Autism Advocacy

Human dignity was the recent focus at Roosevelt Intermediate School, as the school’s chapter of Girls Learn International (GLI) hosted an assembly celebrating the Universal Declaration of Human Rights.

Members of Girls Learn International outlined the history of the declaration including its first article, which states “All human beings are born free and equal in dignity and rights.”  At the assembly on January 10, the GLI chapter also welcomed keynote speaker Alexandra Jackman, former Roosevelt student, now a 20-year-old junior at the University of Pennsylvania.

Jackman is an autism advocate and the writer/director of the documentary, A Teen’s Guide to Understanding and Communicating with People with Autism, which she uses as a tool to teach autism awareness and acceptance at schools and organizations around the United States.

“It was a moving assembly,” said RIS social studies teacher Karen Lust who co-advises the GLI chapter with RIS science teacher Andrea Poppiti.  “Alexandra’s presentation included important messages linked to the Social and Emotional (SEL) competencies of self-awareness, social awareness and relationship skills. She emphasized to students how rewarding it can be to reach out to people they might view as different.”

Jackman told the students that meeting and getting to know people who are different from ourselves “is how we learn.” 

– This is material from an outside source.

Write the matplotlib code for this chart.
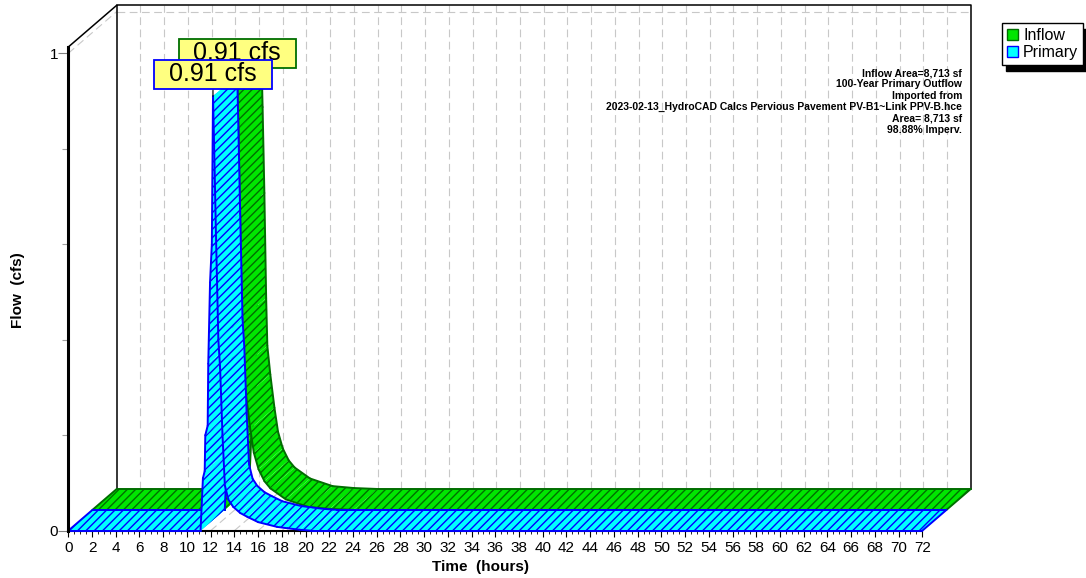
import numpy as np
import matplotlib.pyplot as plt
from matplotlib.patches import Polygon, Patch
from matplotlib.ticker import MultipleLocator

plt.rcParams['font.family'] = ['Liberation Sans', 'DejaVu Sans']
plt.rcParams['hatch.linewidth'] = 1.0

# hydrograph values (hours, cfs)
inflow_t = [0, 11.15, 11.35, 11.5, 11.55, 11.75, 11.8, 11.95, 12.1, 12.2, 12.3, 12.45,
            12.6, 12.7, 12.95, 13.3, 13.6, 14.0, 14.5, 15.0, 16.3, 18.2, 20.0, 22.0, 72]
inflow_q = [0, 0, 0.11, 0.125, 0.2, 0.22, 0.35, 0.52, 0.6, 0.91, 0.80, 0.62,
            0.40, 0.30, 0.24, 0.17, 0.12, 0.085, 0.06, 0.045, 0.022, 0.006, 0.002, 0, 0]

primary_t = [0, 11.15, 11.35, 11.5, 11.55, 11.75, 11.8, 11.95, 12.1, 12.2, 12.3, 12.45,
             12.65, 12.8, 13.0, 13.2, 13.5, 13.9, 14.5, 15.1, 16.0, 17.6, 18.5, 19.5, 20.5, 72]
primary_q = [0, 0, 0.11, 0.125, 0.2, 0.22, 0.35, 0.52, 0.6, 0.91, 0.80, 0.62,
             0.40, 0.34, 0.20, 0.095, 0.065, 0.05, 0.037, 0.029, 0.018, 0.008, 0.005, 0.002, 0, 0]

series_names = ['Inflow', 'Primary']
face_colors = ['#00E600', '#00FFFF']
edge_colors = ['#006E00', '#0000FF']

info_lines = ['Inflow Area=8,713 sf',
              '100-Year Primary Outflow',
              'Imported from',
              '2023-02-13_HydroCAD Calcs Pervious Pavement PV-B1~Link PPV-B.hce',
              'Area= 8,713 sf',
              '98.88% Imperv.']

W, H = 1086, 578
fig = plt.figure(figsize=(W / 100, H / 100), dpi=100)
ax = fig.add_axes([68.3 / W, (H - 530.7) / H, 854 / W, 483.7 / H])
top = 483.7 / 477.4
ax.set_xlim(0, 72)
ax.set_ylim(0, top)

# 3-D depth step of one series, in data units
DX = 24.2 / (854 / 72)
DY = 20.85 / 477.4
BX, BY = 2 * DX, 2 * DY

grid_kw = dict(color='#C8C8C8', lw=0.8, ls=(0, (7, 4)), zorder=1, clip_on=False)
for t in range(2, 72, 2):
    ax.plot([t + BX, t + BX], [BY, top + BY], **grid_kw)
    ax.plot([t, t + BX], [0, BY], **grid_kw)
ax.plot([BX, 72 + BX], [1 + BY, 1 + BY], **grid_kw)
ax.plot([0, BX], [1, 1 + BY], **grid_kw)

wall_kw = dict(color='black', lw=1.1, zorder=1.5, clip_on=False)
ax.plot([BX, BX, 72 + BX, 72 + BX], [BY, top + BY, top + BY, BY], **wall_kw)
ax.plot([0, BX], [top, top + BY], **wall_kw)


def ribbon(t, q, k, face, edge, z):
    t = np.asarray(t, float)
    q = np.asarray(q, float)
    fx, fy = t + k * DX, q + k * DY
    bx, by = fx + DX, fy + DY
    line_kw = dict(color=edge, lw=1.4, clip_on=False, solid_capstyle='round')
    for i in range(len(t) - 1):
        zi = z + i * 0.001
        quad = [(fx[i], fy[i]), (fx[i + 1], fy[i + 1]), (bx[i + 1], by[i + 1]), (bx[i], by[i])]
        ax.add_patch(Polygon(quad, closed=True, facecolor=face, edgecolor=edge, lw=0,
                             hatch='////', zorder=zi, clip_on=False))
        ax.plot(fx[i:i + 2], fy[i:i + 2], zorder=zi + 0.0005, **line_kw)
        ax.plot(bx[i:i + 2], by[i:i + 2], zorder=zi + 0.0005, **line_kw)
    ax.plot([fx[0], bx[0]], [fy[0], by[0]], zorder=z + 0.5, **line_kw)
    ax.plot([fx[-1], bx[-1]], [fy[-1], by[-1]], zorder=z + 0.5, **line_kw)


series = [(inflow_t, inflow_q), (primary_t, primary_q)]
depth = [1, 0]
for n, (t, q) in enumerate(series):
    ribbon(t, q, depth[n], face_colors[n], edge_colors[n], 3 + 2 * n)

# peak labels
for n, (t, q) in enumerate(series):
    i = int(np.argmax(q))
    k = depth[n]
    ax.annotate('\u2009 %.2f cfs \u2009' % q[i], xy=(t[i] + k * DX, q[i] + k * DY),
                xytext=(0, 10), textcoords='offset pixels', ha='center', va='bottom',
                fontsize=18, annotation_clip=False, zorder=10 + n,
                bbox=dict(boxstyle='square,pad=0.11', fc='#FFFF80', ec=edge_colors[n], lw=1.3),
                arrowprops=dict(arrowstyle='-', color='black', lw=0.8, shrinkA=0, shrinkB=0))

for side in ['top', 'right']:
    ax.spines[side].set_visible(False)
ax.spines['left'].set_linewidth(2.2)
ax.spines['bottom'].set_linewidth(1.5)
ax.spines['left'].set_zorder(8)

ax.xaxis.set_major_locator(MultipleLocator(2))
ax.xaxis.set_minor_locator(MultipleLocator(0.5))
ax.set_yticks([0, 1])
ax.set_yticklabels(['0', '1'])
ax.yaxis.set_minor_locator(MultipleLocator(0.2))
ax.tick_params(axis='x', which='major', length=4, width=0.8, pad=3.5, labelsize=11)
ax.tick_params(axis='x', which='minor', length=2.2, width=0.6)
ax.tick_params(axis='y', which='major', length=7, width=0.8, pad=0.5, labelsize=11, color='#808080')
ax.tick_params(axis='y', which='minor', length=4.5, width=0.8, color='#A0A0A0')
ax.set_facecolor('none')

fig.text(481 / W, 1 - 567 / H, 'Time  (hours)', ha='center', va='center',
         fontsize=11, fontweight='bold')
fig.text(18 / W, 1 - 290 / H, 'Flow  (cfs)', ha='center', va='center', rotation=90,
         fontsize=11, fontweight='bold')

for j, line in enumerate(info_lines):
    fig.text(962 / W, 1 - (73 + 11.4 * j) / H, line, ha='right', va='center',
             fontsize=7.5, fontweight='bold')

handles = [Patch(facecolor=face_colors[n], edgecolor=edge_colors[n], lw=1) for n in range(2)]
fig.legend(handles, series_names, loc='upper right', bbox_to_anchor=(1083 / W, 1 - 23 / H),
           borderaxespad=0, fontsize=11.5, handlelength=0.7, handleheight=0.7,
           handletextpad=0.3, borderpad=0.3, labelspacing=0.15, fancybox=False,
           framealpha=1, edgecolor='black',
           shadow={'ox': 3, 'oy': -4, 'facecolor': 'black', 'edgecolor': 'black', 'alpha': 1})

fig.savefig('out.png', dpi=100)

“People are interesting.  People are funny. People are worth the effort,” said Jackman. “Human rights begins with you and you can make a difference as middle schoolers.”

Jackman is president of the University of Pennsylvania’s chapter of the Petey Green Program whose volunteers tutor incarcerated youth.  She also is president of Penn’s chapter of Best Buddies International, an international non-profit organization which, according to its website is dedicated to “establishing a global volunteer movement that creates opportunities for one-to-one friendships, integrated employment, leadership development, and inclusive living for individuals with intellectual and developmental disabilities (IDD).”

“Her message to our students was profound and empowering,” added Lust and Poppiti about Jackman who has been advocating for people with autism since she was 10.